Num dos títulos da página 2 do Jornal de Angola de 26 de Agosto p.p. havia um erro de lógica: «Leis eleitorais são aprovadas na 4.ª feira».
Errado porque, de antemão, só se sabe que as leis serão votadas, não que serão aprovadas, mesmo que a probabilidade de aprovação seja grande.
Do mesmo modo, em jornalismo não se deve publicar uma notícia com o título “Amanhã, grandiosa manifestação”, como acontecia em Angola, pelo menos décadas atrás, antes da “Angolostroika” (91/92). A notícia devia ser titulada assim: «Amanhã, manifestação convocada». Se vai ser grandiosa ou não, só depois de ocorrida se saberá.
Uma coisa é um erro de linguagem, jornalística ou não; outra coisa é criatividade linguística. A propósito desta, os brasileiros inventaram, entre muitos outros, um vocábulo útil e sugestivo, que é o verbo antenar. Eles dizem «estou antenado num emprego do ramo hoteleiro», quando querem dizer «estou recetivamente atento às oportunidades de oferta dum emprego do ramo hoteleiro …». Pode dizer-se que esta frase está construída segundo o português do Brasil (variedade brasileira da língua portuguesa).
Agora em Portugal (a moda parece que já chegou a Angola...) os treinadores e jogadores de futebol inventaram o verbo focar e o substantivo foco. Estas palavras já existiam mas agora ganharam sentido metafórico. Dantes dizia-se «vou concentrar-me em …». Agora dizem aqueles e não pouca gente por imitação «o meu foco é …», «estou focado em …». Se o uso se generalizar e for dicionarizado, poderá vir a dizer-se que esta frase está construída segundo o português europeu.
As línguas são dinâmicas comportando-se de modo muito semelhante aos seres vivos, como fazem notar muitos linguistas. Os neologismos podem ser enriquecedores para a linguagem, mesmo que seja só para realçarem, metaforizarem ou abreviarem expressões ou frases.
A língua inglesa, por exemplo, sendo certamente a mais influente no universo das línguas étnicas, está provavelmente entre as mais mutantes e porosas, inclusive no tocante a neologismos, tanto técnicos como vulgares. Por exemplo, antes da era dos computadores, hardware significava «equipamento» em sentido industrial ou outro (v.g., alfaias agrícolas). Com a chegada dos computadores, o hardware passou a designar, principalmente, o equipamento informático; foi então criado o termo software, por contraste, para designar os «programas informáticos».

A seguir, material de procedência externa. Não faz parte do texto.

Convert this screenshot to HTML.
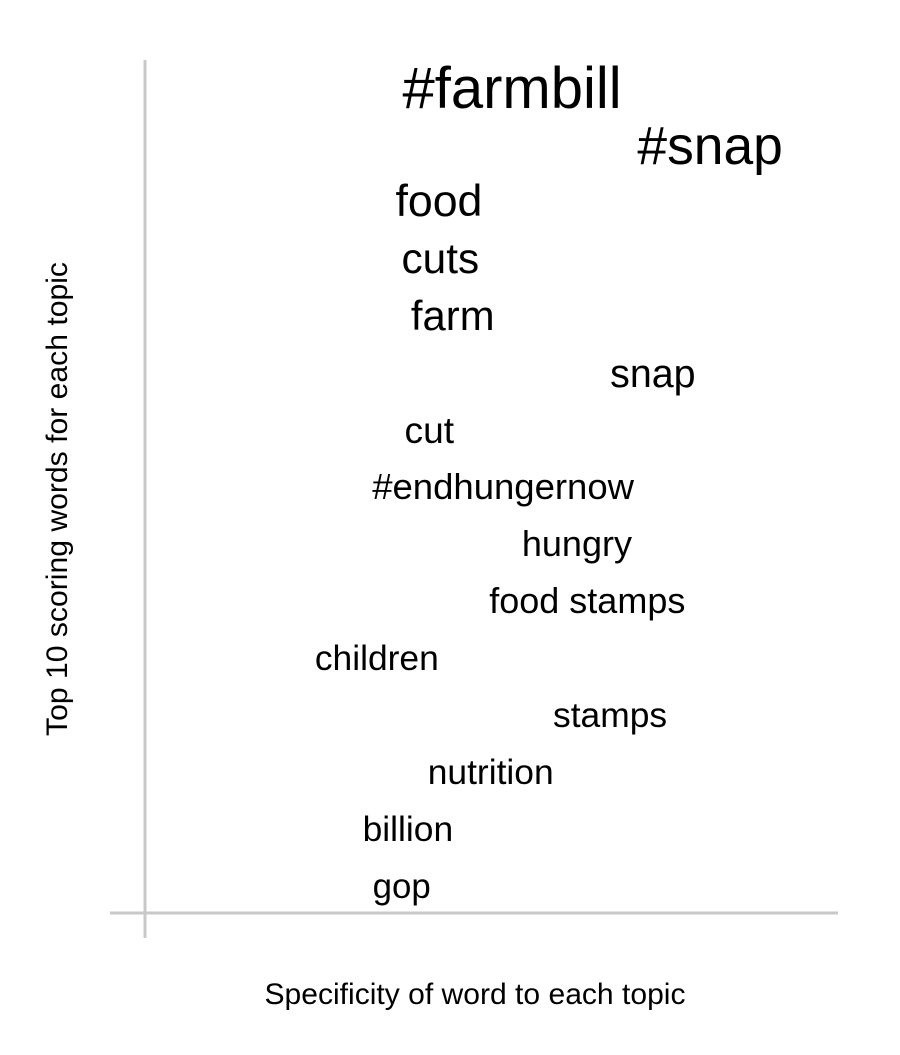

Exemplo análogo, ainda em inglês… Empregar dizia-se employ ou recruit, e despedir dizia-se dismiss. Hoje, metaforicamente, mas já enraizadamente, usa-se com frequência, nos mesmos sentidos, respetivamente, hire e fire, que, à letra, significariam «alugar» e «balear, alvejar ou atingir com arma de fogo». O hire chegou primeiro e o fire veio depois, com certeza por simpatia fonética e rímica.
Outra metáfora, já de uso corrente, é o imperativo freeze, que significa, em determinado contexto, «imobiliza-te completamente, como se estivesses transformado num bloco de gelo». Nos EUA já morreram estrangeiros baleados (um deles japonês, desconhecedor deste termo da gíria policial) porque, vindo a correr, não pararam à ordem do freeze dada por um agente da polícia.
Outro caso é o vocábulo trabalho, oriundo de tripaliu(m), que designa em latim um instrumento de tortura vindo do tempo dos Romanos ou mesmo de antes disso e em uso ainda na Idade Média. O trabalhador medieval (no caso do trabalho rural, o servo da gleba, com um status idêntico ao dos escravos) dizia metaforicamente «vou para o tripálio», em sentido metafórico ou irónico, quando queria dizer «vou para o meu trabalho, que me dói tanto como o instrumento de tortura conhecido por tripálio».
Nas línguas românicas (português, espanhol, catalão, francês, etc.), o vocábulo trabalho (trabajo, travail) sobrepôs-se a labor ou lavor, vocábulos estes de origem latina (labor[em]), embora o adjetivo concernente seja laboral (no português do Brasil, porém, diz-se «Direito trabalhista» e, no português europeu, diz-se «Partido Trabalhista» como tradução do partido inglês Labour).
Texto adaptado de um comentário do autor para advogados estagiários em Angola, no quadro dum patrocínio de estágios – vertente: terminologia e retórica forenses.